Throughout the pandemic, the Government of Canada provided financial aid in the form of COVID-19 benefits. These included:

  • Canada Emergency Response Benefit (CERB)
  • Canada Emergency Student Benefit (CESB)
  • Canada Recovery Benefit (CRB)
  • Canada Recovery Caregiving Benefit (CRCB)
  • Canada Recovery Sickness Benefit (CRSB)
  • Canada Worker Lockdown Benefit (CWLB)

Those who received such COVID-19 benefits in 2022 will receive a T4A slip with all the required information needed for their tax return.

In some cases, individuals making more than $38,000 in income may have to pay back part or all of the benefits received. Refusal to repay may result in the Canada Revenue Agency keeping some or all of future payments including tax refunds and/or GST/HST credits. If you can’t pay in full, the CRA may work with you to arrange a payment plan.

Quick tips for filing taxes in Canada

The Canada Revenue Agency requires most Canadian citizens to file their taxes every year. There are a few exceptions, but if you are making money in Canada (even if you live in another country) then you will likely need to pay Canadian taxes.

How you earn money, however, can make a big difference in what the tax payment process looks like. Self-employed taxes work differently than taxes for traditionally-employed folks.

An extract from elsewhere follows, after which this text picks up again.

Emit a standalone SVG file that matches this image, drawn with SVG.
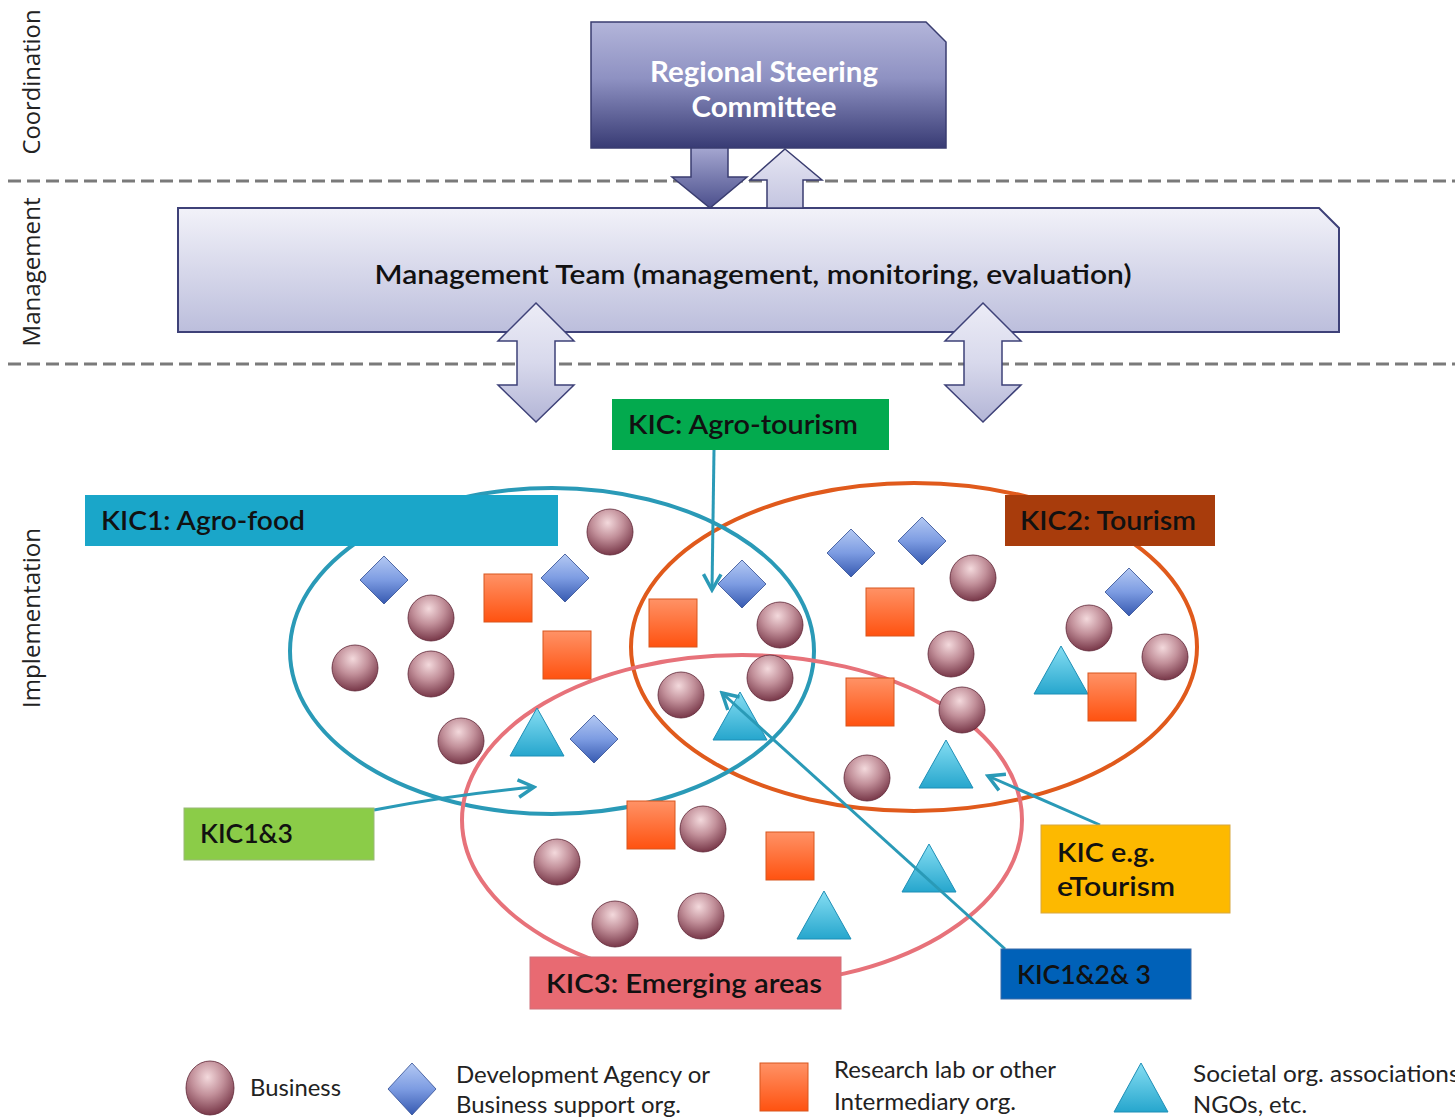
<svg xmlns="http://www.w3.org/2000/svg" width="1455" height="1119" viewBox="0 0 1455 1119">
<style>
.side{font-family:"Open Sans","Liberation Sans",sans-serif;font-size:23px;fill:#222}
.lbl{font-family:Lato,"Open Sans","Liberation Sans",sans-serif;font-size:27px;fill:#111;font-weight:600}
.leg{font-family:Lato,"Liberation Sans",sans-serif;font-size:23px;fill:#222}
.dash{stroke:#7a7a7a;stroke-width:3;stroke-dasharray:13,6;fill:none}
.biz{fill:url(#gBiz);stroke:#5e2535;stroke-width:0.8}
.dev{fill:url(#gDev);stroke:#2f4b92;stroke-width:0.8}
.lab{fill:url(#gLab);stroke:#d8561f;stroke-width:1}
.soc{fill:url(#gSoc);stroke:#1f8fb6;stroke-width:1}
.conn{stroke:#2a9ab7;stroke-width:3;fill:none}
.ell{fill:none;stroke-width:4}
</style>
<defs>
<linearGradient id="gRsc" x1="0" y1="0" x2="0" y2="1">
<stop offset="0" stop-color="#b3b5da"/><stop offset="0.45" stop-color="#8e91c2"/><stop offset="1" stop-color="#383b74"/>
</linearGradient>
<linearGradient id="gMgt" x1="0" y1="0" x2="0" y2="1">
<stop offset="0" stop-color="#f2f2f9"/><stop offset="1" stop-color="#bcbedc"/>
</linearGradient>
<linearGradient id="gDown" x1="0" y1="0" x2="0" y2="1">
<stop offset="0" stop-color="#a4a6d0"/><stop offset="1" stop-color="#4b4f8c"/>
</linearGradient>
<linearGradient id="gUp" x1="0" y1="0" x2="0" y2="1">
<stop offset="0" stop-color="#e6e6f3"/><stop offset="1" stop-color="#c4c5e0"/>
</linearGradient>
<linearGradient id="gDbl" x1="0" y1="0" x2="0" y2="1">
<stop offset="0" stop-color="#ececf6"/><stop offset="0.5" stop-color="#d8d9ec"/><stop offset="1" stop-color="#b3b5d6"/>
</linearGradient>
<radialGradient id="gBiz" cx="0.45" cy="0.3" r="0.75">
<stop offset="0" stop-color="#f3d9dc"/><stop offset="0.45" stop-color="#c2909a"/><stop offset="1" stop-color="#6e2c3e"/>
</radialGradient>
<linearGradient id="gDev" x1="0" y1="0" x2="0" y2="1">
<stop offset="0" stop-color="#b4c9f3"/><stop offset="0.5" stop-color="#7d9ce2"/><stop offset="1" stop-color="#3659b0"/>
</linearGradient>
<linearGradient id="gLab" x1="0" y1="0" x2="0" y2="1">
<stop offset="0" stop-color="#ff9266"/><stop offset="1" stop-color="#ff5210"/>
</linearGradient>
<linearGradient id="gSoc" x1="0" y1="0" x2="0" y2="1">
<stop offset="0" stop-color="#86def3"/><stop offset="1" stop-color="#26a6cd"/>
</linearGradient>
<marker id="ah" viewBox="0 0 12 12" refX="10" refY="6" markerWidth="7" markerHeight="7" orient="auto" markerUnits="strokeWidth">
<path d="M1,1 L10,6 L1,11" fill="none" stroke="#2a9ab7" stroke-width="2"/>
</marker>
<circle id="b" r="23" class="biz"/>
<path id="d" d="M0,-24 L24,0 L0,24 L-24,0 Z" class="dev"/>
<rect id="s" x="-24" y="-24" width="48" height="48" class="lab"/>
<path id="t" d="M0,-26 L27,22 L-27,22 Z" class="soc"/>
</defs>

<rect width="1455" height="1119" fill="#fff"/>

<g id="layers">
<line class="dash" x1="8" y1="181" x2="1455" y2="181"/>
<line class="dash" x1="8" y1="364" x2="1455" y2="364"/>
<text class="side" transform="translate(40,82) rotate(-90)" text-anchor="middle" textLength="145" lengthAdjust="spacingAndGlyphs">Coordination</text>
<text class="side" transform="translate(40,272) rotate(-90)" text-anchor="middle" textLength="149" lengthAdjust="spacingAndGlyphs">Management</text>
<text class="side" transform="translate(40,618) rotate(-90)" text-anchor="middle" textLength="180" lengthAdjust="spacingAndGlyphs">Implementation</text>
</g>

<g id="steering">
<path d="M591,22 L926,22 L946,42 L946,148 L591,148 Z" fill="url(#gRsc)" stroke="#3a3d70" stroke-width="1.5"/>
<text x="764" y="82" text-anchor="middle" font-family="Lato,'Open Sans',sans-serif" font-size="28" font-weight="bold" fill="#fff" textLength="228" lengthAdjust="spacingAndGlyphs">Regional Steering</text>
<text x="764" y="117" text-anchor="middle" font-family="Lato,'Open Sans',sans-serif" font-size="28" font-weight="bold" fill="#fff" textLength="145" lengthAdjust="spacingAndGlyphs">Committee</text>
</g>

<g id="management">
<path d="M178,208 L1319,208 L1339,228 L1339,332 L178,332 Z" fill="url(#gMgt)" stroke="#3e4178" stroke-width="2"/>
<text x="753" y="284" text-anchor="middle" class="lbl" font-size="26" textLength="757" lengthAdjust="spacingAndGlyphs">Management Team (management, monitoring, evaluation)</text>
</g>

<g id="flow-arrows">
<path d="M691,148 L728,148 L728,177 L747,177 L710,208 L672,177 L691,177 Z" fill="url(#gDown)" stroke="#3a3d70" stroke-width="1.5"/>
<path d="M785,149 L822,180 L803,180 L803,208 L767,208 L767,180 L750,180 Z" fill="url(#gUp)" stroke="#3a3d70" stroke-width="1.5"/>
<path d="M536,303 L574,341 L555,341 L555,385 L574,385 L536,422 L498,385 L517,385 L517,341 L498,341 Z" fill="url(#gDbl)" stroke="#3e4178" stroke-width="1.5"/>
<path d="M983,303 L1021,341 L1002,341 L1002,385 L1021,385 L983,422 L945,385 L964,385 L964,341 L945,341 Z" fill="url(#gDbl)" stroke="#3e4178" stroke-width="1.5"/>
</g>

<g id="clusters">
<ellipse class="ell" cx="914" cy="647" rx="283" ry="164" stroke="#e05a1c"/>
<ellipse class="ell" cx="552" cy="651" rx="262" ry="163" stroke="#2a9ab7"/>
<ellipse class="ell" cx="742" cy="820" rx="280" ry="165" stroke="#e7727a"/>
</g>

<g id="actors">
<use href="#b" x="610" y="532"/>
<use href="#b" x="431" y="618"/>
<use href="#b" x="355" y="668"/>
<use href="#b" x="431" y="674"/>
<use href="#b" x="461" y="741"/>
<use href="#d" x="384" y="580"/>
<use href="#d" x="565" y="578"/>
<use href="#d" x="594" y="739"/>
<use href="#s" x="508" y="598"/>
<use href="#s" x="567" y="655"/>
<use href="#t" x="537" y="734"/>

<use href="#d" x="742" y="584"/>
<use href="#s" x="673" y="623"/>
<use href="#b" x="780" y="625"/>
<use href="#b" x="770" y="678"/>
<use href="#b" x="681" y="695"/>
<use href="#t" x="740" y="718"/>

<use href="#d" x="851" y="553"/>
<use href="#d" x="922" y="541"/>
<use href="#d" x="1129" y="592"/>
<use href="#b" x="973" y="578"/>
<use href="#s" x="890" y="612"/>
<use href="#b" x="951" y="654"/>
<use href="#b" x="1089" y="628"/>
<use href="#b" x="1165" y="657"/>
<use href="#t" x="1061" y="672"/>
<use href="#s" x="1112" y="697"/>
<use href="#s" x="870" y="702"/>
<use href="#b" x="962" y="710"/>
<use href="#b" x="867" y="778"/>
<use href="#t" x="946" y="766"/>

<use href="#s" x="651" y="825"/>
<use href="#b" x="703" y="829"/>
<use href="#s" x="790" y="856"/>
<use href="#b" x="557" y="862"/>
<use href="#t" x="929" y="870"/>
<use href="#b" x="615" y="924"/>
<use href="#b" x="701" y="916"/>
<use href="#t" x="824" y="917"/>
</g>

<g id="connectors">
<path class="conn" d="M714,450 L712,590" marker-end="url(#ah)"/>
<path class="conn" d="M374,810 Q450,795 534,787" marker-end="url(#ah)"/>
<path class="conn" d="M1005,949 L722,693" marker-end="url(#ah)"/>
<path class="conn" d="M1100,825 L988,776" marker-end="url(#ah)"/>
</g>

<g id="kic-agrotourism">
<rect x="612" y="399" width="277" height="51" fill="#03aa4e"/>
<text class="lbl" x="628" y="434" textLength="230" lengthAdjust="spacingAndGlyphs">KIC: Agro-tourism</text>
</g>
<g id="kic1">
<rect x="85" y="495" width="473" height="51" fill="#1aa6c9"/>
<text class="lbl" x="101" y="530" textLength="204" lengthAdjust="spacingAndGlyphs">KIC1: Agro-food</text>
</g>
<g id="kic2">
<rect x="1005" y="495" width="210" height="51" fill="#a83c0c"/>
<text class="lbl" x="1020" y="530" textLength="176" lengthAdjust="spacingAndGlyphs">KIC2: Tourism</text>
</g>
<g id="kic13">
<rect x="184" y="808" width="190" height="52" fill="#8bcc48" stroke="#9ab878" stroke-width="1"/>
<text class="lbl" x="200" y="843" textLength="93" lengthAdjust="spacingAndGlyphs">KIC1&amp;3</text>
</g>
<g id="kic-etourism">
<rect x="1041" y="825" width="189" height="88" fill="#fdb900" stroke="#d8a840" stroke-width="1"/>
<text class="lbl" x="1057" y="862" textLength="98" lengthAdjust="spacingAndGlyphs">KIC e.g.</text>
<text class="lbl" x="1057" y="896" textLength="118" lengthAdjust="spacingAndGlyphs">eTourism</text>
</g>
<g id="kic123">
<rect x="1001" y="949" width="190" height="50" fill="#0061b8" stroke="#3a6aa8" stroke-width="1"/>
<text class="lbl" x="1017" y="984" textLength="134" lengthAdjust="spacingAndGlyphs">KIC1&amp;2&amp; 3</text>
</g>
<g id="kic3">
<rect x="530" y="957" width="311" height="52" fill="#e86a72" stroke="#d0707a" stroke-width="1"/>
<text class="lbl" x="546" y="993" textLength="276" lengthAdjust="spacingAndGlyphs">KIC3: Emerging areas</text>
</g>

<g id="legend">
<ellipse cx="210" cy="1088" rx="24" ry="27" class="biz"/>
<text class="leg" x="250" y="1096" textLength="91" lengthAdjust="spacingAndGlyphs">Business</text>
<path d="M412,1063 L436,1089 L412,1115 L388,1089 Z" class="dev"/>
<text class="leg" x="456" y="1083" textLength="254" lengthAdjust="spacingAndGlyphs">Development Agency or</text>
<text class="leg" x="456" y="1113" textLength="225" lengthAdjust="spacingAndGlyphs">Business support org.</text>
<rect x="760" y="1063" width="48" height="48" class="lab"/>
<text class="leg" x="834" y="1078" textLength="222" lengthAdjust="spacingAndGlyphs">Research lab or other</text>
<text class="leg" x="834" y="1110" textLength="182" lengthAdjust="spacingAndGlyphs">Intermediary org.</text>
<path d="M1141,1063 L1168,1112 L1114,1112 Z" class="soc"/>
<text class="leg" x="1193" y="1082" textLength="272" lengthAdjust="spacingAndGlyphs">Societal org. associations,</text>
<text class="leg" x="1193" y="1113" textLength="114" lengthAdjust="spacingAndGlyphs">NGOs, etc.</text>
</g>
</svg>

Similarly, a Canadian non-resident will file taxes differently than a Canadian resident. 

There are online tax programs that can guide you through the process of filing your taxes correctly or, if your situation is complicated, you might consider hiring a professional accountant. 

No matter how you file your taxes, there are a few rules everyone should keep in mind:

  • File your income tax return on time to avoid penalties — the deadline for most people is April 30, 2023.
  • Claim any tax credits you may be eligible for. 
  • Take any tax deductions you may qualify for.
  • Maximize your RRSP if you can, but don’t go over.
  • Maximize your TFSA if you can, but don’t go over.